> Job:
For the copy, please give all of the data again exactly and leave the pictures out.

> Raw data:
────────────────

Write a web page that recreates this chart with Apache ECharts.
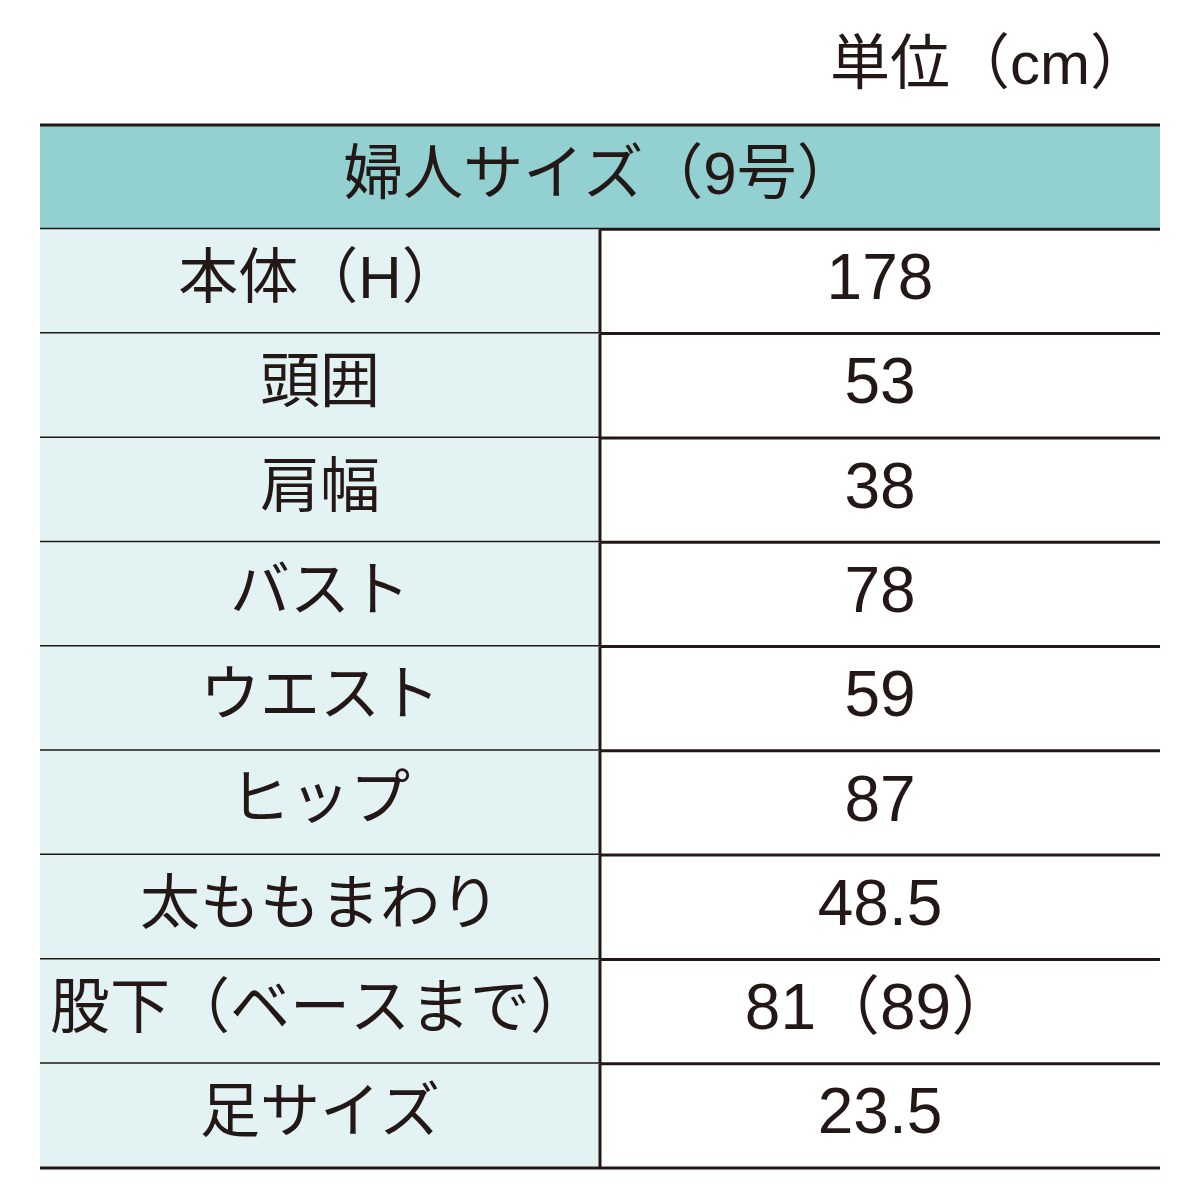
<!DOCTYPE html>
<html>
<head>
<meta charset="utf-8">
<script src="https://cdn.jsdelivr.net/npm/echarts@6/dist/echarts.min.js"></script>
<style>html,body{margin:0;padding:0;background:#fff}#main{width:1200px;height:1200px}</style>
</head>
<body>
<div id="main"></div>
<script>
// 表の中身
var unitText = '単位（cm）';
var headerText = '婦人サイズ（9号）';
var labels = ['本体（H）', '頭囲', '肩幅', 'バスト', 'ウエスト', 'ヒップ', '太ももまわり', '股下（ベースまで）', '足サイズ'];
var values = ['178', '53', '38', '78', '59', '87', '48.5', '81（89）', '23.5'];

var ink = '#231815';
var font = '"Liberation Sans", "Noto Sans CJK JP", sans-serif';

// 行番号 0 = 見出し行
var rows = [0];
for (var i = 0; i < labels.length; i++) rows.push(i + 1);

function renderRow(params, api) {
  var r = api.value(0);
  var c = api.coord([0, r]);
  var h = api.size([0, 1])[1];
  var x0 = api.coord([0, r])[0];
  var x1 = api.coord([1120, r])[0];
  var xm = api.coord([560, r])[0];
  var top = c[1] - h / 2, bot = c[1] + h / 2;
  var kids = [];
  if (r === 0) {
    kids.push({type: 'rect', shape: {x: x0, y: top, width: x1 - x0, height: h}, style: {fill: '#93d0d2'}});
    kids.push({type: 'text', x: (x0 + x1) / 2, y: c[1], style: {text: headerText, fill: ink, font: '60px ' + font, align: 'center', verticalAlign: 'middle'}});
    kids.push({type: 'line', shape: {x1: x0, y1: top, x2: x1, y2: top}, style: {stroke: ink, lineWidth: 3}});
  } else {
    kids.push({type: 'rect', shape: {x: x0, y: top, width: xm - x0, height: h}, style: {fill: '#e3f2f3'}});
    kids.push({type: 'text', x: (x0 + xm) / 2, y: c[1], style: {text: labels[r - 1], fill: ink, font: '60px ' + font, align: 'center', verticalAlign: 'middle'}});
    kids.push({type: 'text', x: (xm + x1) / 2, y: c[1], style: {text: values[r - 1], fill: ink, font: '64px ' + font, align: 'center', verticalAlign: 'middle'}});
    kids.push({type: 'line', shape: {x1: xm, y1: top, x2: xm, y2: bot}, style: {stroke: ink, lineWidth: 3}});
  }
  kids.push({type: 'line', shape: {x1: x0, y1: bot, x2: x1, y2: bot}, style: {stroke: ink, lineWidth: 3}});
  return {type: 'group', children: kids};
}

var chart = echarts.init(document.getElementById('main'));
chart.setOption({
  animation: false,
  title: {
    text: unitText, right: 45, top: 32,
    textStyle: {fontFamily: font, fontSize: 60, fontWeight: 'normal', color: ink}
  },
  grid: {left: 40, right: 40, top: 125, bottom: 32},
  xAxis: {type: 'value', min: 0, max: 1120, show: false},
  yAxis: {type: 'category', data: rows, inverse: true, show: false},
  series: [{
    type: 'custom',
    renderItem: renderRow,
    data: rows.map(function (r) { return [r]; }),
    encode: {y: 0}
  }]
});
</script>
</body>
</html>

────────────────

> Worked answer:
Write a web page that recreates this chart with Apache ECharts.
<!DOCTYPE html>
<html>
<head>
<meta charset="utf-8">
<script src="https://cdn.jsdelivr.net/npm/echarts@6/dist/echarts.min.js"></script>
<style>html,body{margin:0;padding:0;background:#fff}#main{width:1200px;height:1200px}</style>
</head>
<body>
<div id="main"></div>
<script>
// 表の中身
var unitText = '単位（cm）';
var headerText = '婦人サイズ（9号）';
var labels = ['本体（H）', '頭囲', '肩幅', 'バスト', 'ウエスト', 'ヒップ', '太ももまわり', '股下（ベースまで）', '足サイズ'];
var values = ['178', '53', '38', '78', '59', '87', '48.5', '81（89）', '23.5'];

var ink = '#231815';
var font = '"Liberation Sans", "Noto Sans CJK JP", sans-serif';

// 行番号 0 = 見出し行
var rows = [0];
for (var i = 0; i < labels.length; i++) rows.push(i + 1);

function renderRow(params, api) {
  var r = api.value(0);
  var c = api.coord([0, r]);
  var h = api.size([0, 1])[1];
  var x0 = api.coord([0, r])[0];
  var x1 = api.coord([1120, r])[0];
  var xm = api.coord([560, r])[0];
  var top = c[1] - h / 2, bot = c[1] + h / 2;
  var kids = [];
  if (r === 0) {
    kids.push({type: 'rect', shape: {x: x0, y: top, width: x1 - x0, height: h}, style: {fill: '#93d0d2'}});
    kids.push({type: 'text', x: (x0 + x1) / 2, y: c[1], style: {text: headerText, fill: ink, font: '60px ' + font, align: 'center', verticalAlign: 'middle'}});
    kids.push({type: 'line', shape: {x1: x0, y1: top, x2: x1, y2: top}, style: {stroke: ink, lineWidth: 3}});
  } else {
    kids.push({type: 'rect', shape: {x: x0, y: top, width: xm - x0, height: h}, style: {fill: '#e3f2f3'}});
    kids.push({type: 'text', x: (x0 + xm) / 2, y: c[1], style: {text: labels[r - 1], fill: ink, font: '60px ' + font, align: 'center', verticalAlign: 'middle'}});
    kids.push({type: 'text', x: (xm + x1) / 2, y: c[1], style: {text: values[r - 1], fill: ink, font: '64px ' + font, align: 'center', verticalAlign: 'middle'}});
    kids.push({type: 'line', shape: {x1: xm, y1: top, x2: xm, y2: bot}, style: {stroke: ink, lineWidth: 3}});
  }
  kids.push({type: 'line', shape: {x1: x0, y1: bot, x2: x1, y2: bot}, style: {stroke: ink, lineWidth: 3}});
  return {type: 'group', children: kids};
}

var chart = echarts.init(document.getElementById('main'));
chart.setOption({
  animation: false,
  title: {
    text: unitText, right: 45, top: 32,
    textStyle: {fontFamily: font, fontSize: 60, fontWeight: 'normal', color: ink}
  },
  grid: {left: 40, right: 40, top: 125, bottom: 32},
  xAxis: {type: 'value', min: 0, max: 1120, show: false},
  yAxis: {type: 'category', data: rows, inverse: true, show: false},
  series: [{
    type: 'custom',
    renderItem: renderRow,
    data: rows.map(function (r) { return [r]; }),
    encode: {y: 0}
  }]
});
</script>
</body>
</html>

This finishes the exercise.